*Exercise objective*. The lines to print start at the one containing "Generate a Python" and end at the one containing "from matplotlib.ticker import"; print them exactly, ends included, and only them.

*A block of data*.
-- BEGIN --

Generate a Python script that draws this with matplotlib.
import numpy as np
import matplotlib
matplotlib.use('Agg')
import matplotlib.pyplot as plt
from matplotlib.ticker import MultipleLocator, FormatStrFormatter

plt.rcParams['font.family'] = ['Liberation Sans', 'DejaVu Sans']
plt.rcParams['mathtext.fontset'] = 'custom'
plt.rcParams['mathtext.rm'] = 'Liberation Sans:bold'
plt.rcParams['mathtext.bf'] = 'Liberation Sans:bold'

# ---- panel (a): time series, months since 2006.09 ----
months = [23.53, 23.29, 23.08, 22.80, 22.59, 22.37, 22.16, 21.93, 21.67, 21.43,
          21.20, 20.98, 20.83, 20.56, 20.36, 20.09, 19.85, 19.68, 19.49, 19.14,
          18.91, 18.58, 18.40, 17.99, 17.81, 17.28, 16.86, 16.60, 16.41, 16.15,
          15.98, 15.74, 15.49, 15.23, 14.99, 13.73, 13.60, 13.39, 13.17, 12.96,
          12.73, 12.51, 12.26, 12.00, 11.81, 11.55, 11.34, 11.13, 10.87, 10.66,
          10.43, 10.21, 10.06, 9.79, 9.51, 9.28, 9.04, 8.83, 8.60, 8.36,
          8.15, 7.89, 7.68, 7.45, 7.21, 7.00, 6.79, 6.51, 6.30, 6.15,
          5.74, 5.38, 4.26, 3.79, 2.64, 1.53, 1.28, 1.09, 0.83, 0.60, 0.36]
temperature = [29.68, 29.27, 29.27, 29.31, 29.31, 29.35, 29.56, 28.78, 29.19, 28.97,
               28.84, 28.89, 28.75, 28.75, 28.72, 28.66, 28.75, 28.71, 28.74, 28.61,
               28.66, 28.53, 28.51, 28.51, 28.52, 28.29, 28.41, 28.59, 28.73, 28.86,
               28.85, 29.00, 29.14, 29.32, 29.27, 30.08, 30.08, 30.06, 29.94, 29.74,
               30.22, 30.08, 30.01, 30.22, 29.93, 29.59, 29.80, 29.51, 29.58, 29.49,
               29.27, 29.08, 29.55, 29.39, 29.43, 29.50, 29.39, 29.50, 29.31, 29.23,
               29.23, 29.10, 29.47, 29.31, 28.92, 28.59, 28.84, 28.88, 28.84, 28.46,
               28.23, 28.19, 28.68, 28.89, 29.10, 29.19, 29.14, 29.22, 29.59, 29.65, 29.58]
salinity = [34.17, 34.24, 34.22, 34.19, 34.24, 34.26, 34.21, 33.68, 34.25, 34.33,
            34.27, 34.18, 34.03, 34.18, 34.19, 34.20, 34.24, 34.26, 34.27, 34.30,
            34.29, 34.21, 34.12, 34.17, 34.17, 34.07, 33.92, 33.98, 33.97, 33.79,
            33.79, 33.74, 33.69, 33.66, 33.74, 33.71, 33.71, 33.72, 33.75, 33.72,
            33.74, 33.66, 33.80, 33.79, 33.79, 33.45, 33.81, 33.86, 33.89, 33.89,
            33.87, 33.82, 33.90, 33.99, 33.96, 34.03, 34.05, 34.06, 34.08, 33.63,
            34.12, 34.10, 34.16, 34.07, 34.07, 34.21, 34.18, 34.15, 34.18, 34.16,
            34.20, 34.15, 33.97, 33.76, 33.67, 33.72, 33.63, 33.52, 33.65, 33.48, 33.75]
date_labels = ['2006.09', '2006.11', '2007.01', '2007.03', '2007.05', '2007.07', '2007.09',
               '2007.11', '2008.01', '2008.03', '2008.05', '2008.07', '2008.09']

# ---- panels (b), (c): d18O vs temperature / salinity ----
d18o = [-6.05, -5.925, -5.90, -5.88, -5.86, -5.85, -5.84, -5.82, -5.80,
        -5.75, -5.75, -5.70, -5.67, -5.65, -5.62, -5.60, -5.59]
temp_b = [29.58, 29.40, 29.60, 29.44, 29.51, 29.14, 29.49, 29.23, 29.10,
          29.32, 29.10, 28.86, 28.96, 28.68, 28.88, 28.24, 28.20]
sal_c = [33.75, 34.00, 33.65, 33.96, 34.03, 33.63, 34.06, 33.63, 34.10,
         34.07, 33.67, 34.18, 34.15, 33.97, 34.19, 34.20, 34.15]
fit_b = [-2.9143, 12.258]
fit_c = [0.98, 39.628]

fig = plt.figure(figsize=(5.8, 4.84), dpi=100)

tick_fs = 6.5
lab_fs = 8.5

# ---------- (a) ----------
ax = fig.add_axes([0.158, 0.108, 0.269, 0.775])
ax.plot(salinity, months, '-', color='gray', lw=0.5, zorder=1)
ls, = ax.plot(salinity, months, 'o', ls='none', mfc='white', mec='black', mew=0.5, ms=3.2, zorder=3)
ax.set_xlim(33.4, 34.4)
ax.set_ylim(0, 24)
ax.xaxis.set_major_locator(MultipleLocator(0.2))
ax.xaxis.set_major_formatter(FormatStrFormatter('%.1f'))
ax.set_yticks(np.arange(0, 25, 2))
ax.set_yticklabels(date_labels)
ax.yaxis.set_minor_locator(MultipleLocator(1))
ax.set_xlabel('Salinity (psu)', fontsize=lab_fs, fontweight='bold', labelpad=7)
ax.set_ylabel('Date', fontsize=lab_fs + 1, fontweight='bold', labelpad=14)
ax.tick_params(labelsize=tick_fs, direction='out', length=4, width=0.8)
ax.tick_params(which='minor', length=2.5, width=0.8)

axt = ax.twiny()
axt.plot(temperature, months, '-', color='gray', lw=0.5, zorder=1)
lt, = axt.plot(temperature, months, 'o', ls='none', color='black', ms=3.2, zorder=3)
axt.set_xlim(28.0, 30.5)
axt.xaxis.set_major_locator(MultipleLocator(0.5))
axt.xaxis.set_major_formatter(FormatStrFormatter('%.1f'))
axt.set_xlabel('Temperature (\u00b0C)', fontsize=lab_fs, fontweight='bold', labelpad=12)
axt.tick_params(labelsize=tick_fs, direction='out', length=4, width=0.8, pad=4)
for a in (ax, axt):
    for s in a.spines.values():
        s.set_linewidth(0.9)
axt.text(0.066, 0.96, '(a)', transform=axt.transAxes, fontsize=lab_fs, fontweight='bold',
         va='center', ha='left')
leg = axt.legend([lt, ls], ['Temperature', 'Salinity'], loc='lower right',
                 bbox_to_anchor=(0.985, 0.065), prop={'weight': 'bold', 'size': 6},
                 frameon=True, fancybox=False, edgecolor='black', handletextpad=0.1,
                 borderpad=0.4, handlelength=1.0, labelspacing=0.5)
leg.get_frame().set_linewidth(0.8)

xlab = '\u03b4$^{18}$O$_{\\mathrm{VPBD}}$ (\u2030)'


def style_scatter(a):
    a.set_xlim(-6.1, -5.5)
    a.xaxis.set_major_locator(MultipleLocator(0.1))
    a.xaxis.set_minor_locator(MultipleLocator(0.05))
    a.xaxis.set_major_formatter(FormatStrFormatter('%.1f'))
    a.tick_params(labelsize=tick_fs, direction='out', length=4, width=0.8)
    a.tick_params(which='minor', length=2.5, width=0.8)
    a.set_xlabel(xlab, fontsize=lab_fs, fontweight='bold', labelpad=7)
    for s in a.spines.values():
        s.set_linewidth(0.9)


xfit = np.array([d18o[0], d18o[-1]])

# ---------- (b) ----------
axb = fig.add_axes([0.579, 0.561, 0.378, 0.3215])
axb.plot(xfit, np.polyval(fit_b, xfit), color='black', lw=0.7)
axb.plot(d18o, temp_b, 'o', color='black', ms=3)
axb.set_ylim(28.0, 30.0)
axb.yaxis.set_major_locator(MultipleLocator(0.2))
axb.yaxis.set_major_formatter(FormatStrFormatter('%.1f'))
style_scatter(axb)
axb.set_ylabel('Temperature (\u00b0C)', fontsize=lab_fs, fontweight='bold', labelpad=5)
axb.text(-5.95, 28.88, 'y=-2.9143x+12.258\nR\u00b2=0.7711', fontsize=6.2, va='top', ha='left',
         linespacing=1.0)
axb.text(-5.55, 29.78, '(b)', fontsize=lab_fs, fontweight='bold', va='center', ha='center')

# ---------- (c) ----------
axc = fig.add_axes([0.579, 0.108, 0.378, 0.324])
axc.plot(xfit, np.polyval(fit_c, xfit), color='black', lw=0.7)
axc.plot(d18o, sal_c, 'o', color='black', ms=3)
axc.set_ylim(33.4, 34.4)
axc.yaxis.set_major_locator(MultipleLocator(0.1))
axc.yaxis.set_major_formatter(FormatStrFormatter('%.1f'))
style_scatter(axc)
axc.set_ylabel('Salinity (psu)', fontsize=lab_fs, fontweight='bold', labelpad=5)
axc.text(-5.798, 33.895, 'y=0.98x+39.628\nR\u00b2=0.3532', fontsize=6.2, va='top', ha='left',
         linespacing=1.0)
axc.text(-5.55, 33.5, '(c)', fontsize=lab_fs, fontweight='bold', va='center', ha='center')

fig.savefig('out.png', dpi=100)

-- END --
-- BEGIN --

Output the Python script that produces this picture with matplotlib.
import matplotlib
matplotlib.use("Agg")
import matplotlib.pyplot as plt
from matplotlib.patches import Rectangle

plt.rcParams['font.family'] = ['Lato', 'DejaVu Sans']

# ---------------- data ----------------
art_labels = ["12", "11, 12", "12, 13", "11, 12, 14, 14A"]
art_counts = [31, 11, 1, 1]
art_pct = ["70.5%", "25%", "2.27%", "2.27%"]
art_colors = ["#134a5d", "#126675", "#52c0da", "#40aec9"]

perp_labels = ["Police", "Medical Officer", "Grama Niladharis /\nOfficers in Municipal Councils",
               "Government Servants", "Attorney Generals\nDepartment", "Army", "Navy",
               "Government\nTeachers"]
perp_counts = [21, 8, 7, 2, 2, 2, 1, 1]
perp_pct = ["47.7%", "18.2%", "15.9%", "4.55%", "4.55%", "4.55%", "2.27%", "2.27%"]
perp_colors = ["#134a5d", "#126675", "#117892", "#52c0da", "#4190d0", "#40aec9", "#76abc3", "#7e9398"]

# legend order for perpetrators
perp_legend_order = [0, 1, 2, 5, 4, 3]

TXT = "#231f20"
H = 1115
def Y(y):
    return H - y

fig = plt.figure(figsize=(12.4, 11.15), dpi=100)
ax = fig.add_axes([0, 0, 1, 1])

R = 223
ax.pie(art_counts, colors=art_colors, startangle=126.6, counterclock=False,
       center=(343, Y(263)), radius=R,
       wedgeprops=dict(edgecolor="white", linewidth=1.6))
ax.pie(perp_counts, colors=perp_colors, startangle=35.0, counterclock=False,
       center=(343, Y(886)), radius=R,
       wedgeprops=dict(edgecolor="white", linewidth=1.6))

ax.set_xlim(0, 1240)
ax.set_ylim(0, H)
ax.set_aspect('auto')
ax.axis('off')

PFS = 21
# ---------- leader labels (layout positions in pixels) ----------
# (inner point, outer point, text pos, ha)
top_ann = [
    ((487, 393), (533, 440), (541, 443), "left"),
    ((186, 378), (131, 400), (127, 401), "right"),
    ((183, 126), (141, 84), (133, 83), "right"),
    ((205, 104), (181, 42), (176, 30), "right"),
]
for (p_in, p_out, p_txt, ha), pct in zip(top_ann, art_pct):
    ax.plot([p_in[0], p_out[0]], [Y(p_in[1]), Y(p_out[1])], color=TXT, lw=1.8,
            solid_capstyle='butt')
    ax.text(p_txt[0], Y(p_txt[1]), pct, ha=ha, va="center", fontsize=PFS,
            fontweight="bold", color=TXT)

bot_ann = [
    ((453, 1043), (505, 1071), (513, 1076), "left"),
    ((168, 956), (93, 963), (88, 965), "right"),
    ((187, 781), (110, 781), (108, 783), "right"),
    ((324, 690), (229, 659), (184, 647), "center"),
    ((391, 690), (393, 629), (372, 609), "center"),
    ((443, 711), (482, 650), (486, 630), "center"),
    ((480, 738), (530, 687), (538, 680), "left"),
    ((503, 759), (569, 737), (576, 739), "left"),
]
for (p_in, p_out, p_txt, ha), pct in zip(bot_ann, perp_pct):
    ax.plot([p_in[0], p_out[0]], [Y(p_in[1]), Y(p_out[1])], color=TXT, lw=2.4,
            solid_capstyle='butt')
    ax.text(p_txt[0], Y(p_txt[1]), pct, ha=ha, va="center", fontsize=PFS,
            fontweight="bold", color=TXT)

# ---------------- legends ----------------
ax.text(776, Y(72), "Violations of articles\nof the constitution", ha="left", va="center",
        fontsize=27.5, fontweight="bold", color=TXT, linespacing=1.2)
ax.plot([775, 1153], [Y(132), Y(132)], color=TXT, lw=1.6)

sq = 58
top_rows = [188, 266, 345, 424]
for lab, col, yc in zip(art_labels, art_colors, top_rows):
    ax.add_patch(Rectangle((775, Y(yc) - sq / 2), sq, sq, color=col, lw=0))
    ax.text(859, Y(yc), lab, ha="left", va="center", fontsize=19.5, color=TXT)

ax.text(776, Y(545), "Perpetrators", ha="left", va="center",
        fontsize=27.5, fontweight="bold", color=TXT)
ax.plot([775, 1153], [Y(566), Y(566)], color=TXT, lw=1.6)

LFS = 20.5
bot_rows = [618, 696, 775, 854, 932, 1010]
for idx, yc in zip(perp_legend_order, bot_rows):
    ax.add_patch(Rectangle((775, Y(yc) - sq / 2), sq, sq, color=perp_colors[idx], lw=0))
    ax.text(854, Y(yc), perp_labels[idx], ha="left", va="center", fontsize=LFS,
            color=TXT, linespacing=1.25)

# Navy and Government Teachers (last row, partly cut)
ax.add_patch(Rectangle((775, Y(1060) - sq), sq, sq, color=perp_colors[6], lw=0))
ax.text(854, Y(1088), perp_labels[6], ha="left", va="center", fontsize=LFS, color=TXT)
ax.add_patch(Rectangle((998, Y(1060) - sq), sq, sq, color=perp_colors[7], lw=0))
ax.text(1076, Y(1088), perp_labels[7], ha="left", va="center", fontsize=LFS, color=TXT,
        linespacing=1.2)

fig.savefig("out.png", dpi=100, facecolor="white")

-- END --

*Answer to this exercise*.
Generate a Python script that draws this with matplotlib.
import numpy as np
import matplotlib
matplotlib.use('Agg')
import matplotlib.pyplot as plt
from matplotlib.ticker import MultipleLocator, FormatStrFormatter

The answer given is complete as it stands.